TASK OBJECTIVE — Pictures stay out of the copy; restate everything else in the material exactly.

SUPPLIED INFORMATION —

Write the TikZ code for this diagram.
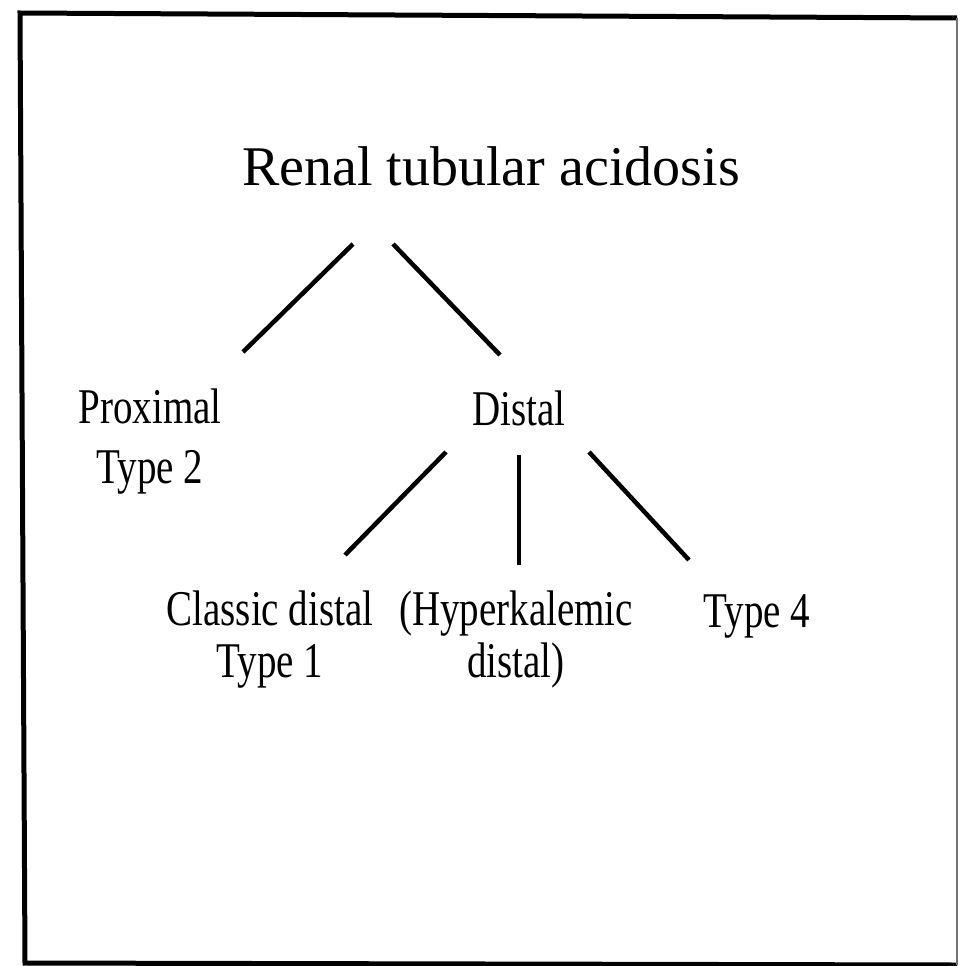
\documentclass[tikz,border=0pt]{standalone}
\usepackage{fontspec}
\setmainfont{Liberation Serif}
\newfontfamily\narrowserif{Liberation Serif}[FakeStretch=0.78]
\usepackage{tikz}
\usetikzlibrary{positioning, calc}

\begin{document}
\begin{tikzpicture}[
    x=1pt, y=-1pt,
    heading/.style={inner sep=0pt, anchor=base, font=\fontsize{56}{60}\selectfont},
    leaf/.style={inner sep=0pt, anchor=base, align=center, font=\narrowserif\fontsize{50}{52}\selectfont},
    branch/.style={line width=4.5pt, black}
]
\useasboundingbox (0,0) rectangle (960,966);

% frame
\draw[line width=5pt] (957,18) -- (20,13) -- (25,963) -- (957,965);
\draw[line width=2pt, black!55] (957,18) -- (957,965);

% root
\node[heading] (rta) at (491,185) {Renal tubular acidosis};

% first level
\node[leaf, font=\narrowserif\fontsize{50}{60}\selectfont] (prox) at (150,483) {Proximal\\Type 2};
\node[leaf] (distal) at (519,425) {Distal};

% second level
\node[leaf] (classic) at (270,677) {Classic distal\\Type 1};
\node[leaf] (hyper) at (516,677) {(Hyperkalemic\\distal)};
\node[leaf] (typefour) at (757,627) {Type 4};

% branches
\draw[branch] ($(rta.base)+(-138,59)$) -- ($(prox.base)+(93,-131)$);
\draw[branch] ($(rta.base)+(-98,59)$) -- ($(distal.base)+(-19,-70)$);
\draw[branch] ($(distal.base)+(-73,27)$) -- ($(classic.base)+(75,-122)$);
\draw[branch] ($(distal.base)+(0,30)$) -- ($(hyper.base)+(3,-112)$);
\draw[branch] ($(distal.base)+(70,27)$) -- ($(typefour.base)+(-68,-67)$);

\end{tikzpicture}
\end{document}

SOLUTION —
Write the TikZ code for this diagram.
\documentclass[tikz,border=0pt]{standalone}
\usepackage{fontspec}
\setmainfont{Liberation Serif}
\newfontfamily\narrowserif{Liberation Serif}[FakeStretch=0.78]
\usepackage{tikz}
\usetikzlibrary{positioning, calc}

\begin{document}
\begin{tikzpicture}[
    x=1pt, y=-1pt,
    heading/.style={inner sep=0pt, anchor=base, font=\fontsize{56}{60}\selectfont},
    leaf/.style={inner sep=0pt, anchor=base, align=center, font=\narrowserif\fontsize{50}{52}\selectfont},
    branch/.style={line width=4.5pt, black}
]
\useasboundingbox (0,0) rectangle (960,966);

% frame
\draw[line width=5pt] (957,18) -- (20,13) -- (25,963) -- (957,965);
\draw[line width=2pt, black!55] (957,18) -- (957,965);

% root
\node[heading] (rta) at (491,185) {Renal tubular acidosis};

% first level
\node[leaf, font=\narrowserif\fontsize{50}{60}\selectfont] (prox) at (150,483) {Proximal\\Type 2};
\node[leaf] (distal) at (519,425) {Distal};

% second level
\node[leaf] (classic) at (270,677) {Classic distal\\Type 1};
\node[leaf] (hyper) at (516,677) {(Hyperkalemic\\distal)};
\node[leaf] (typefour) at (757,627) {Type 4};

% branches
\draw[branch] ($(rta.base)+(-138,59)$) -- ($(prox.base)+(93,-131)$);
\draw[branch] ($(rta.base)+(-98,59)$) -- ($(distal.base)+(-19,-70)$);
\draw[branch] ($(distal.base)+(-73,27)$) -- ($(classic.base)+(75,-122)$);
\draw[branch] ($(distal.base)+(0,30)$) -- ($(hyper.base)+(3,-112)$);
\draw[branch] ($(distal.base)+(70,27)$) -- ($(typefour.base)+(-68,-67)$);

\end{tikzpicture}
\end{document}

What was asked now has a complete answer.